* Start *

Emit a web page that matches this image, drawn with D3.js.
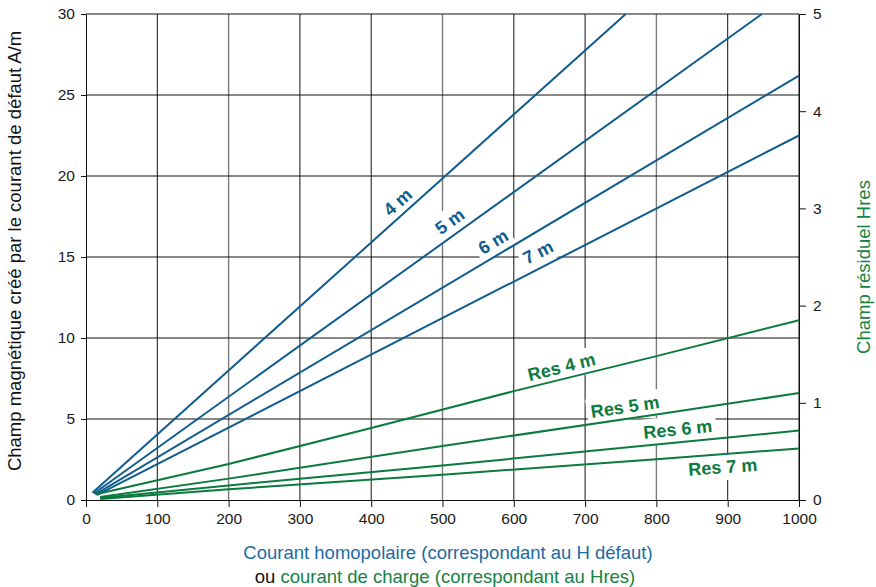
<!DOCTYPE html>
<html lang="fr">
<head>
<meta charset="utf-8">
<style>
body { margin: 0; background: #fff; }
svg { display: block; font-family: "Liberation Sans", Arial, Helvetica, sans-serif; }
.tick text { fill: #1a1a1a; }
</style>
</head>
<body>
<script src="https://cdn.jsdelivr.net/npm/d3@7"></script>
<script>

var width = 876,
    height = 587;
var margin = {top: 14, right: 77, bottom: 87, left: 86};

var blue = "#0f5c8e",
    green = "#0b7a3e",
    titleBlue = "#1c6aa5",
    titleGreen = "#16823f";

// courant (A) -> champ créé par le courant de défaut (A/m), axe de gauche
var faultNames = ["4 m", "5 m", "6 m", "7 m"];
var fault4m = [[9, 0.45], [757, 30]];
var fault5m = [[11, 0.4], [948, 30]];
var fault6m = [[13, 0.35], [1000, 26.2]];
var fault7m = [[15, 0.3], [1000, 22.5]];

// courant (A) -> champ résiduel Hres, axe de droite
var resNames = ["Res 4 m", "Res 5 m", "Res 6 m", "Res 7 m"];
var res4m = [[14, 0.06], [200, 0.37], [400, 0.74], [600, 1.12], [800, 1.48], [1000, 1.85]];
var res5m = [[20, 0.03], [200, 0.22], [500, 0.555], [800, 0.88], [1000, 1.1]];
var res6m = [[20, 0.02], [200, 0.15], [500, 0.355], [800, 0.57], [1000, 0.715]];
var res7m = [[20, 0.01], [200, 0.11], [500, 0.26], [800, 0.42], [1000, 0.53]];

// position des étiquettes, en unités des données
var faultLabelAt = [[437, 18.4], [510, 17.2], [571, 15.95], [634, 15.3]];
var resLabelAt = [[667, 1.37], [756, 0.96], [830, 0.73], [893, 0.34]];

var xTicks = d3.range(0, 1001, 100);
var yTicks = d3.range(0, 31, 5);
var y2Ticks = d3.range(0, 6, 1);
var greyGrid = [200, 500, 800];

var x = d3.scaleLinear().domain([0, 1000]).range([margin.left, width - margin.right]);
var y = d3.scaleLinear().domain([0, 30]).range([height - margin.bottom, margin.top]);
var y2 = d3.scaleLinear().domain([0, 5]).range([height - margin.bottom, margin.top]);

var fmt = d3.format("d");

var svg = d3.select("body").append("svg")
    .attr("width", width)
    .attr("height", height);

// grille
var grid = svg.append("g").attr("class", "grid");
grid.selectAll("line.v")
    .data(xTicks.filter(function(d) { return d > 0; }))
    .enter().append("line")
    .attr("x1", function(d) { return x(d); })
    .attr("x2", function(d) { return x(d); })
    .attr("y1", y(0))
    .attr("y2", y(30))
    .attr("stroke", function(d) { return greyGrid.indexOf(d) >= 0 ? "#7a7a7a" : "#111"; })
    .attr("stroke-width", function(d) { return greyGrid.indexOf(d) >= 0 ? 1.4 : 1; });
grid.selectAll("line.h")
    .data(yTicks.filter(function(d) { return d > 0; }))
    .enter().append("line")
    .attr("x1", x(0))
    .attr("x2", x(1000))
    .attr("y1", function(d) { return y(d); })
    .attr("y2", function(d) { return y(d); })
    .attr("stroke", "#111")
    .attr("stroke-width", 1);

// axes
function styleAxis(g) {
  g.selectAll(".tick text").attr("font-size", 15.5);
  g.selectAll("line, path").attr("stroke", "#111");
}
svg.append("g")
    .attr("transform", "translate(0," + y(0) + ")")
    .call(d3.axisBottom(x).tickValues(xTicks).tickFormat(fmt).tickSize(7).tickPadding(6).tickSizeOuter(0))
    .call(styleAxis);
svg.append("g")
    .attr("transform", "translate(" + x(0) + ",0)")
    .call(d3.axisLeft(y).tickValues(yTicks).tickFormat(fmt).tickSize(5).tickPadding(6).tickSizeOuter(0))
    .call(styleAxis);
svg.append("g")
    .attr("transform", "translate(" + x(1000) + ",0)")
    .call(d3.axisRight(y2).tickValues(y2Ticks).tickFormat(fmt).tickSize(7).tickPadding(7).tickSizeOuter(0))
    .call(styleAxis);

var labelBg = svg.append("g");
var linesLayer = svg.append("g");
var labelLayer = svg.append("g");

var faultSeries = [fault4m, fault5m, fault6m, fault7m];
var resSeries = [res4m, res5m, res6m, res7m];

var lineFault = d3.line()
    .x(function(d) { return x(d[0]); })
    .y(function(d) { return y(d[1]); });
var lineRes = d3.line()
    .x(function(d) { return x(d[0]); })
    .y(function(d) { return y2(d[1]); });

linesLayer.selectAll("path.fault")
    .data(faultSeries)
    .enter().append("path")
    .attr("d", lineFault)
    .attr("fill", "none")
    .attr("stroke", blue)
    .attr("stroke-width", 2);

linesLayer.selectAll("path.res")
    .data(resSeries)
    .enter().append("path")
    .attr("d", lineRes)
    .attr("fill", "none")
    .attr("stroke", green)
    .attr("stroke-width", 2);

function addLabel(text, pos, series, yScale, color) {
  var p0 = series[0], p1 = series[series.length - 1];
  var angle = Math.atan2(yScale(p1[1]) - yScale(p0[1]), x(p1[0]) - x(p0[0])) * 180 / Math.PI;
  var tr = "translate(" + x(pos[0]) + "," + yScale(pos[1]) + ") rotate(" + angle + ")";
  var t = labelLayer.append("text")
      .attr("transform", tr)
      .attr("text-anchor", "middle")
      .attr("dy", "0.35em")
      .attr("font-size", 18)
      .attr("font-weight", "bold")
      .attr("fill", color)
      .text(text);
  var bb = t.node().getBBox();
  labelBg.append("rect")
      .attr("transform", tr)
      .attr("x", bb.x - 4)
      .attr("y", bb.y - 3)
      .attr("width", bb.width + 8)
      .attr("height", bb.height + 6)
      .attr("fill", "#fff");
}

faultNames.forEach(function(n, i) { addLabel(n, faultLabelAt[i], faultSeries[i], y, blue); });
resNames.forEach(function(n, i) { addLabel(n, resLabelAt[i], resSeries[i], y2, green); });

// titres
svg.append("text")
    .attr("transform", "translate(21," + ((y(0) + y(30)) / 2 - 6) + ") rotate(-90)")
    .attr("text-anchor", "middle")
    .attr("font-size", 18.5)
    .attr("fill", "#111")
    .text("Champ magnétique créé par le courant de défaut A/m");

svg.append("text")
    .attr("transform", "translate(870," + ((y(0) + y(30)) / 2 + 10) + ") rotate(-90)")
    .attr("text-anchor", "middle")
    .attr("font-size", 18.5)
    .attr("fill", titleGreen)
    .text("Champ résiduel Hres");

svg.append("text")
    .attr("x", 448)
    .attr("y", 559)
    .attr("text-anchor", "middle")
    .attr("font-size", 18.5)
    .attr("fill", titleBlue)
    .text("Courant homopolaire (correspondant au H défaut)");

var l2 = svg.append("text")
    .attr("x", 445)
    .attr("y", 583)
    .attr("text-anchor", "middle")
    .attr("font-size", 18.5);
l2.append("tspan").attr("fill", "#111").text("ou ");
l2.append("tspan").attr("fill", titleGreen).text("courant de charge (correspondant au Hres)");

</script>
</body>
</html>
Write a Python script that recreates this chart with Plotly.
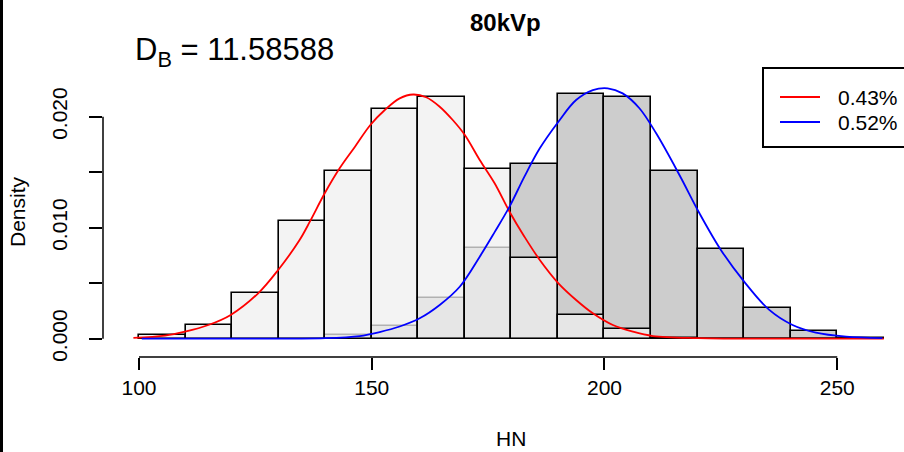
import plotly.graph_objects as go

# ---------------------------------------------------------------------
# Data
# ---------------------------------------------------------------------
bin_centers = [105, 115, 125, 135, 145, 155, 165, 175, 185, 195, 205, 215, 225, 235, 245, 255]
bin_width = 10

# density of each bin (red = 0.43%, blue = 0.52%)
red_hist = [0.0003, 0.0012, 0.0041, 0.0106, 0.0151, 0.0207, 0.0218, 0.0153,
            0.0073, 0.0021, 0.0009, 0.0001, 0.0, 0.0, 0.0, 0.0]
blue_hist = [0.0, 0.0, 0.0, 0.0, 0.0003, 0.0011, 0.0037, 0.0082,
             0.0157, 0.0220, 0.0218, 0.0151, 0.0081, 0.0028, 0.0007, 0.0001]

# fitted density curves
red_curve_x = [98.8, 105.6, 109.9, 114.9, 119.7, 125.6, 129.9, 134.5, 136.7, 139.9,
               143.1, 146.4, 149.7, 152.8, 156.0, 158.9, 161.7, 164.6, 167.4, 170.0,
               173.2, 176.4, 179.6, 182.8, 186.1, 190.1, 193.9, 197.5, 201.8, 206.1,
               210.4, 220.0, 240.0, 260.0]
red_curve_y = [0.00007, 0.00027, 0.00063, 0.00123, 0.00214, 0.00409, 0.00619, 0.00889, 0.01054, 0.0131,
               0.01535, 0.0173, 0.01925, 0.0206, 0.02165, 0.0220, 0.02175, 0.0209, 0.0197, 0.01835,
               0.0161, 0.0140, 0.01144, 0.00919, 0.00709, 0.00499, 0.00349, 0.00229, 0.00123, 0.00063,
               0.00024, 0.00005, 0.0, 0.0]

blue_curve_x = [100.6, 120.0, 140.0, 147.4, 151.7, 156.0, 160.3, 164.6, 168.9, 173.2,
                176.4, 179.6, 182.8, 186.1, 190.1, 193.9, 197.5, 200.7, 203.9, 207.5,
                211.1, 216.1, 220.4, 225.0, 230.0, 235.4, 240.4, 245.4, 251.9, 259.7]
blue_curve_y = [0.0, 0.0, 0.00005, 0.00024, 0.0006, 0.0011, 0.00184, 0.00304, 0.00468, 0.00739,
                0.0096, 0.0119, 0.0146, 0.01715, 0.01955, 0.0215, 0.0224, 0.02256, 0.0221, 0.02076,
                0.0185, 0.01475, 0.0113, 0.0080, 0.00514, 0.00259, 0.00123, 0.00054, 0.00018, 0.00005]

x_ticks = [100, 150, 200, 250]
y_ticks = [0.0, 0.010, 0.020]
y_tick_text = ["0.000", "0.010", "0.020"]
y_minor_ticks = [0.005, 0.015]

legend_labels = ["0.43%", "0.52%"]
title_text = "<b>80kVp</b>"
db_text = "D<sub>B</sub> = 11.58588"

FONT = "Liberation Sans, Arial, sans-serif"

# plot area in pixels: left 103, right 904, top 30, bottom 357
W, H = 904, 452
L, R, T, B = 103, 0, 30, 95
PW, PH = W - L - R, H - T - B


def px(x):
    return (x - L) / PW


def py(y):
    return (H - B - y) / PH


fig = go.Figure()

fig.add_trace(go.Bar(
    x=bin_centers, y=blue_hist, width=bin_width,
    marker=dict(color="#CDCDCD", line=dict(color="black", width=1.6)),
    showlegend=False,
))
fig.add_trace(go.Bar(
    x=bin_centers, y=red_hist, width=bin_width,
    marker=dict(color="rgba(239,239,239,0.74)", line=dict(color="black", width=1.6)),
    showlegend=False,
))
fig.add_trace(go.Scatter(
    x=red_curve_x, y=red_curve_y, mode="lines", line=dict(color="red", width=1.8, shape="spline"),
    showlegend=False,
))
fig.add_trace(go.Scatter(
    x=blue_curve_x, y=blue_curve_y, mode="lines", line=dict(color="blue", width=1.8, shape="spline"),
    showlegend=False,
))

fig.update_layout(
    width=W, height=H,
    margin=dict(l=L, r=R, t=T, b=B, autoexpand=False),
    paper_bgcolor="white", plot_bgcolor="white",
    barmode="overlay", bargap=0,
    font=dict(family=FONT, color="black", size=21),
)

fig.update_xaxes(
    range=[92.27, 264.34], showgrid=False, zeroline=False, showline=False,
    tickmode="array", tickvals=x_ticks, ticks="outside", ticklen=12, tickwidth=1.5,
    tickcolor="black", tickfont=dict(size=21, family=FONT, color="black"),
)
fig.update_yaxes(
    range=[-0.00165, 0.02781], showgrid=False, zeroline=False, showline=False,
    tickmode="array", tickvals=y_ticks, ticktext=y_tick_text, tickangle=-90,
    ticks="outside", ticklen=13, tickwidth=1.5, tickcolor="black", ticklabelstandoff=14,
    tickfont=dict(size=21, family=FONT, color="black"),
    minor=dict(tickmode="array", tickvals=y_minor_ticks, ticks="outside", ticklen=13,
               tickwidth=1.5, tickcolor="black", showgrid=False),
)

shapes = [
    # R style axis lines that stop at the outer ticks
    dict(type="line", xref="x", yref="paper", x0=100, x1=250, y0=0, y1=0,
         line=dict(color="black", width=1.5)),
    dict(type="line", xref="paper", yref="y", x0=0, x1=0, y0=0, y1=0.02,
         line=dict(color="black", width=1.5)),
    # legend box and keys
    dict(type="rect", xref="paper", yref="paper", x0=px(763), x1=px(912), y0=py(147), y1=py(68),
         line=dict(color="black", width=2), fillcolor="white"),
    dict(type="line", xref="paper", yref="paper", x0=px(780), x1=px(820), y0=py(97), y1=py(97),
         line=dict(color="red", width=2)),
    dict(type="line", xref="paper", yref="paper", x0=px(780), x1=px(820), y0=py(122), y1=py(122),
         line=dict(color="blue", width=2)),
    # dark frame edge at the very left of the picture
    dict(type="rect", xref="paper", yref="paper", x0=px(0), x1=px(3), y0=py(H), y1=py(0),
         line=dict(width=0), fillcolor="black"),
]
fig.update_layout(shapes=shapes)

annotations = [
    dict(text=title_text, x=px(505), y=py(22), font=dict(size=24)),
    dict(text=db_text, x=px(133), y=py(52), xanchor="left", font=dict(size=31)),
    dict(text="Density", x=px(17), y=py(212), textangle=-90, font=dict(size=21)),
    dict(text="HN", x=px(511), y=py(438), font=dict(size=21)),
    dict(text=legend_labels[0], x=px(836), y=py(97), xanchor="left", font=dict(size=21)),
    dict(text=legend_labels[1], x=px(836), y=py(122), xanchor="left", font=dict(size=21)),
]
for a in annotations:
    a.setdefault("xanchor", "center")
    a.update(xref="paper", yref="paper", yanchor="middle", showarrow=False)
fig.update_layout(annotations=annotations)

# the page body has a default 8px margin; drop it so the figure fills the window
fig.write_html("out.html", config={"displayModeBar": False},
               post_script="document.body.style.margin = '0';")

* End *

Quote, exactly and only, the lines from the first line of the data above through the line containing "var fault7m = [[15, 0.3], [1000, 22.5]];". The pictures do not belong in it.

Emit a web page that matches this image, drawn with D3.js.
<!DOCTYPE html>
<html lang="fr">
<head>
<meta charset="utf-8">
<style>
body { margin: 0; background: #fff; }
svg { display: block; font-family: "Liberation Sans", Arial, Helvetica, sans-serif; }
.tick text { fill: #1a1a1a; }
</style>
</head>
<body>
<script src="https://cdn.jsdelivr.net/npm/d3@7"></script>
<script>

var width = 876,
    height = 587;
var margin = {top: 14, right: 77, bottom: 87, left: 86};

var blue = "#0f5c8e",
    green = "#0b7a3e",
    titleBlue = "#1c6aa5",
    titleGreen = "#16823f";

// courant (A) -> champ créé par le courant de défaut (A/m), axe de gauche
var faultNames = ["4 m", "5 m", "6 m", "7 m"];
var fault4m = [[9, 0.45], [757, 30]];
var fault5m = [[11, 0.4], [948, 30]];
var fault6m = [[13, 0.35], [1000, 26.2]];
var fault7m = [[15, 0.3], [1000, 22.5]];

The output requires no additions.